Erratic supplies of vitamin D drugs and the rising cost of unlicensed alternatives are wasting millions in NHS cash, GP leaders have warned.
NHS Information Centre data show the supply problem has forced GPs to prescribe expensive unlicensed medicines costing up to £2,400.
The GPC criticised the DH for failing to help GPs increase the use of supplements, which can prevent expensive conditions such as bone disease.
Primary care prescribing costs for vitamin D have tripled since 2004 and will hit £100m by 2013 (GP, 15 February). Expensive special-order vitamin D drugs are a key factor in this.
A standard course of cholecalciferol tablets to treat deficiency costs about £16. But the NHS spent up to £2,400 per prescription on liquid versions in July-September 2011.
GPC negotiator Dr Chaand Nagpaul said GPs were struggling to obtain supplies of licensed vitamin D products for deficiency treatment. PCTs have repeatedly changed prescribing advice as the supply waxes and wanes, he said.
Dr Nagpaul said: 'There's a myriad of policies for obtaining products,' which has caused 'confusion' and led to higher use of specials, and called for more clarity from commissioners.
DH officials have admitted uptake of free vitamin D supplements under the Healthy Start scheme remains undersubscribed.

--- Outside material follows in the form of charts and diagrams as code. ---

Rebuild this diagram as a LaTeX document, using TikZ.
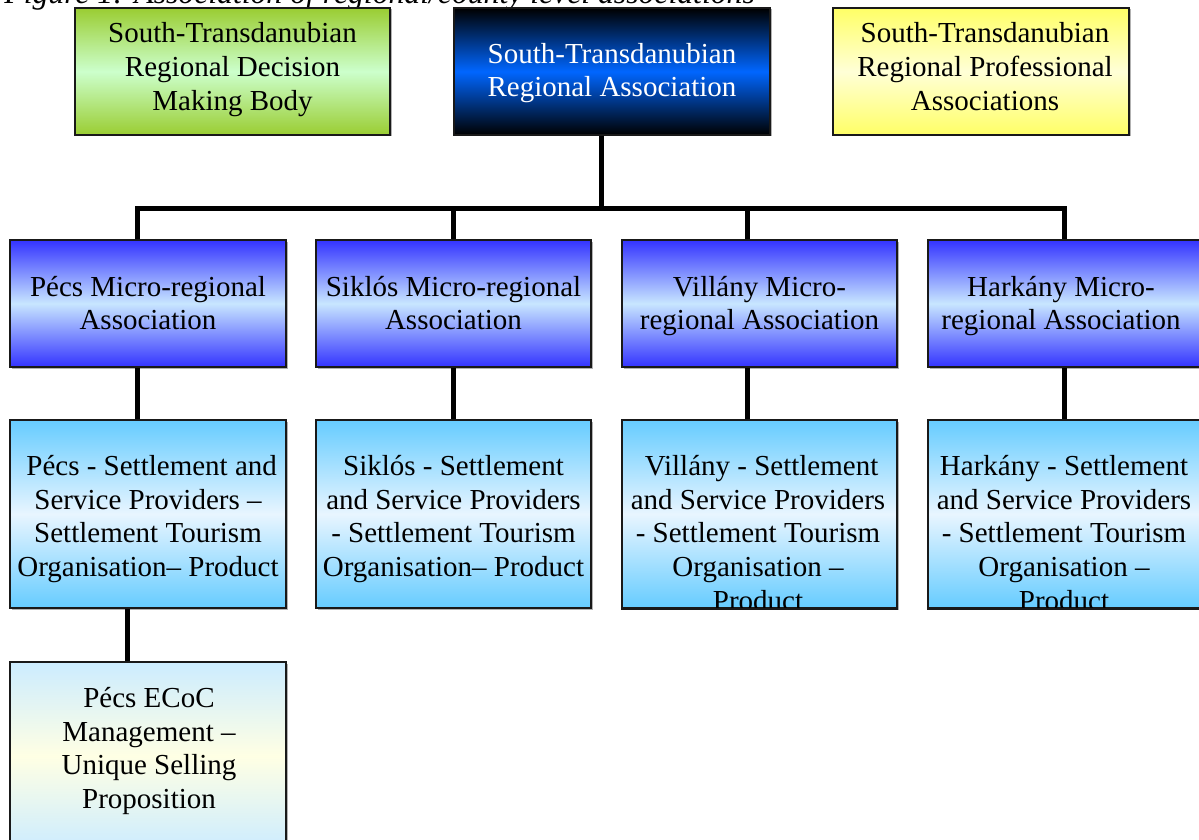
\documentclass[tikz,border=0pt]{standalone}
\usepackage{fontspec}
\setmainfont{Liberation Serif}
\usetikzlibrary{shadows}
\definecolor{cgreen}{RGB}{154,205,50}
\definecolor{cgreenl}{RGB}{204,255,204}
\definecolor{cnavy}{RGB}{0,0,0}
\definecolor{cnavym}{RGB}{0,102,255}
\definecolor{cyel}{RGB}{255,255,102}
\definecolor{cyell}{RGB}{255,255,215}
\definecolor{cblue}{RGB}{51,51,255}
\definecolor{cbluel}{RGB}{200,230,255}
\definecolor{csky}{RGB}{102,204,255}
\definecolor{cskyl}{RGB}{232,245,255}
\definecolor{cpale}{RGB}{204,236,255}
\definecolor{cpalel}{RGB}{255,255,228}
\tikzset{
  box/.style={rectangle, draw=black!90, line width=1.6pt, inner sep=0pt,
    drop shadow={shadow xshift=1.5pt, shadow yshift=-1.5pt, fill=black!50, opacity=0.6}},
  greenfill/.style={top color=cgreen, bottom color=cgreen, middle color=cgreenl},
  navyfill/.style={top color=cnavy, bottom color=cnavy, middle color=cnavym},
  yelfill/.style={top color=cyel, bottom color=cyel, middle color=cyell},
  bluefill/.style={top color=cblue, bottom color=cblue, middle color=cbluel},
  skyfill/.style={top color=csky, bottom color=csky, middle color=cskyl},
  palefill/.style={top color=cpale, bottom color=cpale, middle color=cpalel},
  rowtop/.style={minimum height=127pt},
  rowmid/.style={minimum height=127pt, minimum width=275pt},
  rowlow/.style={minimum height=188pt, minimum width=275pt},
  txt/.style={align=center, inner sep=0pt, font=\fontsize{29}{33.7}\selectfont},
  conn/.style={line width=5pt, draw=black, line join=miter}
}
\begin{document}
\begin{tikzpicture}[x=1pt, y=-1pt]
\useasboundingbox (0,0) rectangle (1199,840);
\fill[white] (0,0) rectangle (1199,840);

% caption (cut off at top)
\node[anchor=base east, inner sep=0pt, font=\fontsize{31.7}{36}\selectfont\itshape] (cap) at (755,4) {Figure 1: Association of regional/county level associations};

% top row
\node[box, greenfill, rowtop, minimum width=315pt] (gdb) at (232.5,71.5) {};
\node[txt] (gdbt) at (232.5,69.5) {South-Transdanubian\\Regional Decision\\Making Body};
\node[box, navyfill, rowtop, minimum width=316pt] (sta) at (612,71.5) {};
\node[txt, text=white] (stat) at (612,73) {South-Transdanubian\\Regional Association};
\node[box, yelfill, rowtop, minimum width=296pt] (spa) at (981,71.5) {};
\node[txt] (spat) at (985,66.5) {South-Transdanubian\\Regional Professional\\Associations};

% micro-regional row
\node[box, bluefill, rowmid, minimum width=276pt] (p2) at (148,303.5) {};
\node[txt] (p2t) at (148,303) {Pécs Micro-regional\\Association};
\node[box, bluefill, rowmid] (s2) at (453.5,303.5) {};
\node[txt] (s2t) at (453.5,303) {Siklós Micro-regional\\Association};
\node[box, bluefill, rowmid] (v2) at (759.5,303.5) {};
\node[txt] (v2t) at (759.5,306) {Villány Micro-\\regional Association};
\node[box, bluefill, rowmid] (h2) at (1065.5,303.5) {};
\node[txt] (h2t) at (1061,306) {Harkány Micro-\\regional Association};

% settlement row
\node[box, skyfill, rowlow, minimum width=276pt] (p3) at (148,514) {};
\node[txt] (p3t) at (148,519) {\ Pécs - Settlement and\\Service Providers –\\Settlement Tourism\\Organisation– Product};
\node[box, skyfill, rowlow] (s3) at (453.5,514) {};
\node[txt] (s3t) at (453.5,519) {Siklós - Settlement\\and Service Providers\\- Settlement Tourism\\Organisation– Product};
\node[box, skyfill, rowlow] (v3) at (759.5,514) {};
\node[box, skyfill, rowlow] (h3) at (1065.5,514) {};
\begin{scope}
  \clip (v3.south west) rectangle (v3.north east);
  \node[txt] (v3t) at (758,533) {\ Villány - Settlement\\and Service Providers\\- Settlement Tourism\\Organisation –\\Product};
\end{scope}
\begin{scope}
  \clip (h3.south west) rectangle (h3.north east);
  \node[txt] (h3t) at (1064,533) {Harkány - Settlement\\and Service Providers\\- Settlement Tourism\\Organisation –\\Product};
\end{scope}
\draw[draw=black!90, line width=1.6pt] (v3.south west) -- (v3.south east);
\draw[draw=black!90, line width=1.6pt] (h3.south west) -- (h3.south east);

% ECoC row
\node[box, palefill, rowlow, minimum width=276pt] (p4) at (148,756) {};
\node[txt] (p4t) at (149,751) {Pécs ECoC\\Management –\\Unique Selling\\Proposition};

% connectors
\coordinate (busL) at (137,208);
\coordinate (busM) at (601,208);
\coordinate (busR) at (1064,208);
\draw[conn] (sta.south -| busM) -- (busM);
\draw[conn] (busL |- p2.north) -- (busL) -- (busR) -- (busR |- h2.north);
\draw[conn] (s2.north |- busL) -- (s2.north);
\draw[conn] (busL -| 747,0) -- (v2.north -| 747,0);
\draw[conn] (p2.south -| busL) -- (p3.north -| busL);
\draw[conn] (s2.south) -- (s3.north);
\draw[conn] (v2.south -| 747,0) -- (v3.north -| 747,0);
\draw[conn] (h2.south -| busR) -- (h3.north -| busR);
\draw[conn] (p3.south -| 127,0) -- (p4.north -| 127,0);
\end{tikzpicture}
\end{document}
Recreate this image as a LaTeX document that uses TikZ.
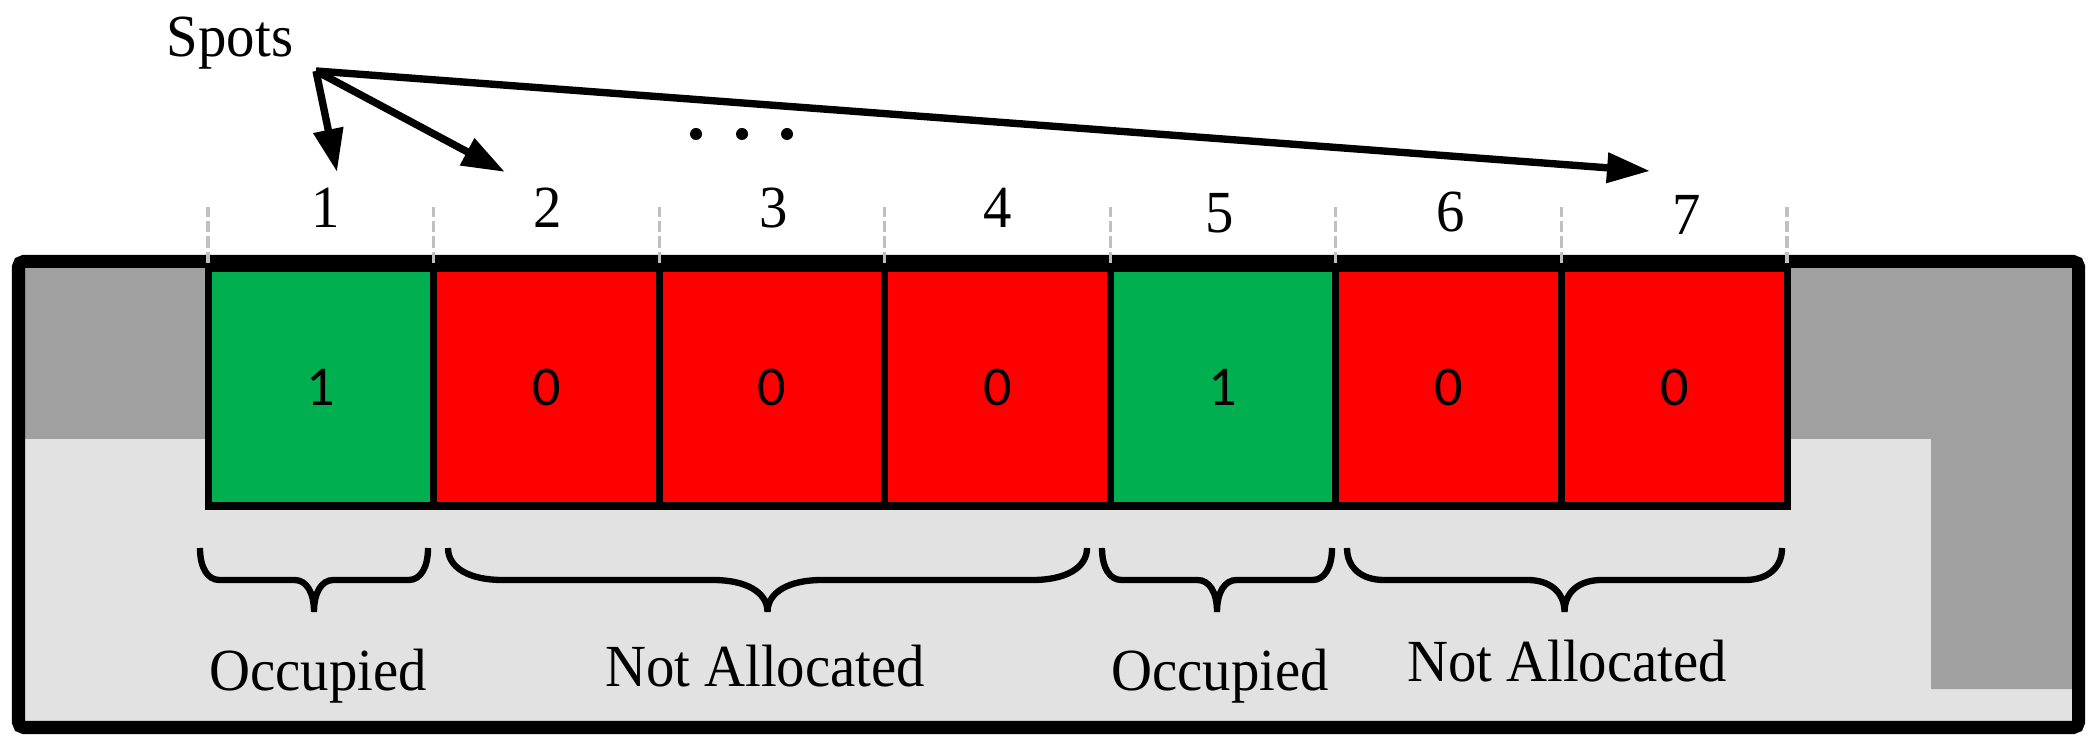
\documentclass[tikz,border=0pt]{standalone}
\usepackage{fontspec}
\setmainfont{Liberation Serif}[FakeStretch=0.95]
\newfontfamily\cellfont{Carlito}
\usetikzlibrary{positioning, arrows.meta, calc}
\definecolor{occcol}{RGB}{0,176,80}
\definecolor{freecol}{RGB}{255,0,0}
\definecolor{wallcol}{RGB}{160,160,160}
\definecolor{floorcol}{RGB}{226,226,226}
\definecolor{tickcol}{RGB}{192,192,192}

% curly brace under a group of spots: left x, right x
\newcommand{\spotbrace}[2]{%
  \pgfmathsetmacro{\bmid}{(#1+#2)/2}%
  \pgfmathsetmacro{\bcur}{0.085*(#2-#1)}%
  \draw[bracepath] (#1,2.00) .. controls (#1,1.80) and ({#1+0.4*\bcur},1.68) .. ({#1+\bcur},1.68)
    -- ({\bmid-\bcur},1.68) .. controls ({\bmid-0.4*\bcur},1.68) and (\bmid,1.56) .. (\bmid,1.36)
    .. controls (\bmid,1.56) and ({\bmid+0.4*\bcur},1.68) .. ({\bmid+\bcur},1.68)
    -- ({#2-\bcur},1.68) .. controls ({#2-0.4*\bcur},1.68) and (#2,1.80) .. (#2,2.00);}

\begin{document}
\begin{tikzpicture}[
  cell/.style={draw, line width=2pt, minimum width=2.2557cm, minimum height=2.38cm, outer sep=0pt, inner sep=0pt, font=\cellfont\fontsize{16}{18}\selectfont},
  occspot/.style={cell, fill=occcol},
  freespot/.style={cell, fill=freecol},
  spotnum/.style={font=\fontsize{17}{20}\selectfont, anchor=base, inner sep=0pt},
  tick/.style={tickcol, line width=0.9pt, dash pattern=on 3.2pt off 1.2pt},
  ptr/.style={-{Triangle[length=4.3mm, width=2.9mm]}, line width=2.1pt},
  bracepath/.style={line width=1.8pt}]
\useasboundingbox (0,0) rectangle (20.97,7.48);

% Parking area
\fill[floorcol] (0.185,0.205) rectangle (20.785,4.865);
\fill[wallcol] (0.24,4.80) rectangle (2.08,3.09);
\fill[wallcol] (17.87,4.80) -- (20.73,4.80) -- (20.73,0.59) -- (19.31,0.59) -- (19.31,3.09) -- (17.87,3.09) -- cycle;

% Spots
\node[occspot] (c1) at (3.208,3.61) {1};
\node[freespot, right=0pt of c1] (c2) {0};
\node[freespot, right=0pt of c2] (c3) {0};
\node[freespot, right=0pt of c3] (c4) {0};
\node[occspot, right=0pt of c4] (c5) {1};
\node[freespot, right=0pt of c5] (c6) {0};
\node[freespot, right=0pt of c6] (c7) {0};

\draw[line width=3.7pt, rounded corners=1.5pt] (0.185,0.205) rectangle (20.785,4.865);

\foreach \i in {1,...,7}
  \draw[tick] ($(c\i.north west)+(0,0.05)$) -- ++(0,0.56);
\draw[tick] ($(c7.north east)+(0,0.05)$) -- ++(0,0.56);

% Numbers
\node[spotnum] (n1) at (3.26,5.20) {1};
\node[spotnum] (n2) at (5.48,5.20) {2};
\node[spotnum] (n3) at (7.74,5.20) {3};
\node[spotnum] (n4) at (9.98,5.20) {4};
\node[spotnum] (n5) at (12.20,5.15) {5};
\node[spotnum] (n6) at (14.51,5.16) {6};
\node[spotnum] (n7) at (16.87,5.13) {7};

\node[spotnum] (spots) at (2.30,6.91) {Spots};
\coordinate (hub) at (3.16,6.77);
\coordinate (t1) at (3.37,5.76);
\coordinate (t2) at (5.05,5.76);
\coordinate (t7) at (16.50,5.77);
\draw[ptr] (hub) -- (t1);
\draw[ptr] (hub) -- (t2);
\draw[ptr] (hub) -- (t7);
\foreach \x in {6.96,7.42,7.87}
  \fill (\x,6.14) circle (0.06);

% Groups
\spotbrace{2.00}{4.28}
\spotbrace{4.48}{10.87}
\spotbrace{11.02}{13.32}
\spotbrace{13.47}{17.82}
\node[spotnum] (g1) at (3.18,0.58) {Occupied};
\node[spotnum] (g2) at (7.65,0.61) {Not Allocated};
\node[spotnum] (g3) at (12.20,0.58) {Occupied};
\node[spotnum] (g4) at (15.67,0.66) {Not Allocated};
\end{tikzpicture}
\end{document}
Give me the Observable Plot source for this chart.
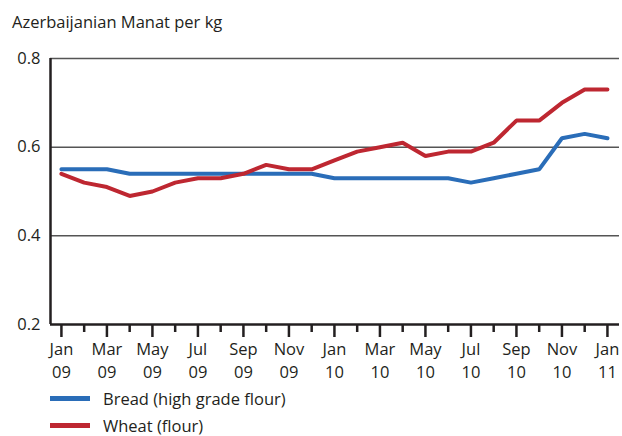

The UK's four CMOs recently wrote to GPs calling for more awareness of the problem and encouraging them to alert patients to the free supplements scheme.
Dr Nagpaul said: 'Many GPs received this letter, but were not (told) how to implement the recommendations.' A DH spokesman said the Scientific Advisory Committee on Nutrition was reviewing advice on vitamin D.